Kolvin had been appointed to a personal chair in Newcastle in 1977 to become one of the first chair holders in child psychiatry. In 1990 he made a bold late career move when he was appointed to the John Bowlby Chair of Child and Family Mental Health jointly held at the Royal Free Hospital and the Tavistock Clinic in London.

This was quite a challenge. The Tavistock Clinic, though productive in theory and in the development of psychotherapeutic approaches, had not previously shown itself to be particularly sympathetic to empirical, hypothesis-testing research. Kolvin's combination of modest persuasiveness, doggedly applied over time, produced highly positive results and a significant number of empirical studies were launched under his guidance.

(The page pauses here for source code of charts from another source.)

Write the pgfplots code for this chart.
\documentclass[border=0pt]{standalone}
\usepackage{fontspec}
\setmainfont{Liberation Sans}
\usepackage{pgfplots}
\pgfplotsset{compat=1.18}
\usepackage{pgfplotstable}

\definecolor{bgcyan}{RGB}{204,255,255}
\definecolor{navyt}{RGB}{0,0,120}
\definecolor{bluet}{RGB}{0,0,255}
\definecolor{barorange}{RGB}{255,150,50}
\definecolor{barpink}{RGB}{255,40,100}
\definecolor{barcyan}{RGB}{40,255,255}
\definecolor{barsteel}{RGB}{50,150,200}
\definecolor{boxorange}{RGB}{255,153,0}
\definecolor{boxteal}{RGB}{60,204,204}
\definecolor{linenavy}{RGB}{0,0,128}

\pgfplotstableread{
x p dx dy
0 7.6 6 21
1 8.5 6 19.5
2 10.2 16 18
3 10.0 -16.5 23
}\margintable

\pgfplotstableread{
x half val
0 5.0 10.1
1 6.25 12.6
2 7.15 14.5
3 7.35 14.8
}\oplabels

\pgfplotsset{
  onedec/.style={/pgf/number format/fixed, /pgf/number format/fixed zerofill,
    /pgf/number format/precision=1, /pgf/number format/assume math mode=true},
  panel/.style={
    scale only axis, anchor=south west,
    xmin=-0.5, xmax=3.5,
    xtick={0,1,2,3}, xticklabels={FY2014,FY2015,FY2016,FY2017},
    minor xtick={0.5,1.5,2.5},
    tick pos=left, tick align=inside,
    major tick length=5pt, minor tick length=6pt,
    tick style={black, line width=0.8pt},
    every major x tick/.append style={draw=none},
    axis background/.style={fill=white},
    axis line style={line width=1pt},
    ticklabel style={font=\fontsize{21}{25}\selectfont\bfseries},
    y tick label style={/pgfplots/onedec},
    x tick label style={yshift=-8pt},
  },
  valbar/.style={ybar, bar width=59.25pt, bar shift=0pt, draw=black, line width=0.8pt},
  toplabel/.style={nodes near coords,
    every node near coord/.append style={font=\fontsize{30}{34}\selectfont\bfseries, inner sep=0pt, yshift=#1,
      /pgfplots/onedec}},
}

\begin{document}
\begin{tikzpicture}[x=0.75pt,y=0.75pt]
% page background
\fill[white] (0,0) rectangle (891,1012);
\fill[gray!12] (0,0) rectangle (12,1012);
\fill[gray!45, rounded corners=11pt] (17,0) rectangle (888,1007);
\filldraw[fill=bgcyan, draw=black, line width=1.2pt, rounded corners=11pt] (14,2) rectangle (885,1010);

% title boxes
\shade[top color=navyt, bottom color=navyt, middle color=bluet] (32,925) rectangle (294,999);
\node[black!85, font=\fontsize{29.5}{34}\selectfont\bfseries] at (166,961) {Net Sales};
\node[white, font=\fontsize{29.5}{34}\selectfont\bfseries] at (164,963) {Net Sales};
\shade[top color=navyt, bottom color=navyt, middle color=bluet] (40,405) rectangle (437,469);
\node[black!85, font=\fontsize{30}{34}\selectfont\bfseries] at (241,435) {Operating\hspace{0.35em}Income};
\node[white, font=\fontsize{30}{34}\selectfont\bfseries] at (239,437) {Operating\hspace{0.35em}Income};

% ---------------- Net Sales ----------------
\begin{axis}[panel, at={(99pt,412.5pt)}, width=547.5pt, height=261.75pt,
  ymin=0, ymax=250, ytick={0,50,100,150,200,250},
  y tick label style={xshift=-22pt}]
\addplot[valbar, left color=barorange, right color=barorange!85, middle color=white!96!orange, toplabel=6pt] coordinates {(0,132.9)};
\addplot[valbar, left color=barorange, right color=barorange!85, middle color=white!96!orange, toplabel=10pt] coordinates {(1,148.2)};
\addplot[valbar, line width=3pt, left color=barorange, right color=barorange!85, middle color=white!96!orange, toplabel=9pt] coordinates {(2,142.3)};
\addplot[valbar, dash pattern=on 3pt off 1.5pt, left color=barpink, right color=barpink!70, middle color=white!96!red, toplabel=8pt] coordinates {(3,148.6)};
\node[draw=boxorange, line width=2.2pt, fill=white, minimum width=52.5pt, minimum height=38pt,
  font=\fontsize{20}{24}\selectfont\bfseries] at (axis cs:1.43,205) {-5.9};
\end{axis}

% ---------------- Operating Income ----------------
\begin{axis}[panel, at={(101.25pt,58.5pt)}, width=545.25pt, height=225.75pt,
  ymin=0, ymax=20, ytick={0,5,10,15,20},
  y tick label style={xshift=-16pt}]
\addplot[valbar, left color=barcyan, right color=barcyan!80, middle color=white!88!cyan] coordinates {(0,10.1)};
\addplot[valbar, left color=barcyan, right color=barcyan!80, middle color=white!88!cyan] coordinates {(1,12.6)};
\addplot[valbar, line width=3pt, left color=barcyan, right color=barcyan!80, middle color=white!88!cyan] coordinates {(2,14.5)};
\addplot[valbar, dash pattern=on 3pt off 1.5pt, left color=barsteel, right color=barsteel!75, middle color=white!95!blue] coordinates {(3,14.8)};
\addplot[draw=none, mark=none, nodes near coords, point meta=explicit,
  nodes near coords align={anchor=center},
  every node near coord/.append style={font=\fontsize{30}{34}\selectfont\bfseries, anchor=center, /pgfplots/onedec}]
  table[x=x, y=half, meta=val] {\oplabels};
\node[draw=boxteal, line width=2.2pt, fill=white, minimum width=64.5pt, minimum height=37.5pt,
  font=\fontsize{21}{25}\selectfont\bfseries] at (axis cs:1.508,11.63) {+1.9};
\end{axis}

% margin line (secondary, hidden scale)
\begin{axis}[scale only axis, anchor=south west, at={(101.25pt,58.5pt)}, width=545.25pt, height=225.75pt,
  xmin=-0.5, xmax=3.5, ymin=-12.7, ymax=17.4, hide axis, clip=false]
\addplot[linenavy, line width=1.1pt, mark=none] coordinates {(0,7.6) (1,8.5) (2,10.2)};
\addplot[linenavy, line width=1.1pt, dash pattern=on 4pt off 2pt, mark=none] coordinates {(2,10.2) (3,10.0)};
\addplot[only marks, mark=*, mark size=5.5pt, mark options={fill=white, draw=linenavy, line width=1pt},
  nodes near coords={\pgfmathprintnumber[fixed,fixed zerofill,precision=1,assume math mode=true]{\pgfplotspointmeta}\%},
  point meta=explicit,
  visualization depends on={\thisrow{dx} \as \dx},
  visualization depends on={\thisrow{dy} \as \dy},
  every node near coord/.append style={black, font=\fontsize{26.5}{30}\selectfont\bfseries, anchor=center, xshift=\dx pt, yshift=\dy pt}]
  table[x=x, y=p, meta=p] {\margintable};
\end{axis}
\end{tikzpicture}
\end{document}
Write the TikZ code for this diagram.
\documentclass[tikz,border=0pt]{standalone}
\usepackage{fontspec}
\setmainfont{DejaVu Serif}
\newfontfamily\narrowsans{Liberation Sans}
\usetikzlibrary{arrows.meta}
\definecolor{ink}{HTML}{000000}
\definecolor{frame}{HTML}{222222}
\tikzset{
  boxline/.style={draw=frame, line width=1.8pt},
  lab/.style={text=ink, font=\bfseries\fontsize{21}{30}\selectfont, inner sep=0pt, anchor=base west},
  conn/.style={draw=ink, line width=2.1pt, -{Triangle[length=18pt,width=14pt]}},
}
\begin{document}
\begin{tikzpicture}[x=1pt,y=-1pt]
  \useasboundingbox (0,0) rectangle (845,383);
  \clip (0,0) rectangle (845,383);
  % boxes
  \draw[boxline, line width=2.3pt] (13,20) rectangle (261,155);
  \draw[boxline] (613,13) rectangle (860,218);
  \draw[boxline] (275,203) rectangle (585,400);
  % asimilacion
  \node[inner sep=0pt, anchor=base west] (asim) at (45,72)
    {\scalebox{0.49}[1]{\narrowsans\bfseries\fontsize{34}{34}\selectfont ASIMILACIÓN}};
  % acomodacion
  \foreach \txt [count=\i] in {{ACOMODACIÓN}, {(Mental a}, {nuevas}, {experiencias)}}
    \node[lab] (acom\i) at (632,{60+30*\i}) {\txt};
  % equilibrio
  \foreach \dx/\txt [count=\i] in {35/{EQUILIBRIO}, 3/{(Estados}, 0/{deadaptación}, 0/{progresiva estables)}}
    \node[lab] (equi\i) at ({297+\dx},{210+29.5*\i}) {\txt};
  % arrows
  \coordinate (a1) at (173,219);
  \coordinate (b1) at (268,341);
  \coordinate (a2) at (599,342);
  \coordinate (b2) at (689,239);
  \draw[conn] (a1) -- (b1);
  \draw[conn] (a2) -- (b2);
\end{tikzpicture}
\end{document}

A multi-centre (London, Athens and Helsinki) study of the effectiveness of psychotherapy in depressed children, and a comparative study, published only a fortnight before Kolvin's death, of two types of psychotherapy applied to sexually abused girls, are particularly notable.

Throughout his career Kolvin was supportive to young researchers. A number of his staff, including Rory Nicol, Ian Goodyer, Marnie van der Spuy and Stuart Fine went on to work productively in senior posts in the UK and abroad. He shouldered major responsibilities in his field, holding senior positions, including the Treasurership, in the Royal College of Psychiatrists and acting as Chair of the Second Opinion Panel of the Cleveland Inquiry in which accusations of sexual abuse were rigorously tested.

Issy Kolvin was a serious workaholic who always had difficulty leaving his desk. He was dictating research papers until a couple of days before his death. But he was, in addition, a warm, compassionate man, immensely concerned about the children and families under his clinical care. With Rona, a greatly supportive wife for over 40 years, he built a wonderfully happy family life. His close family helped him to face, with bravery and stoicism, the test of a dreadful, prolonged final illness.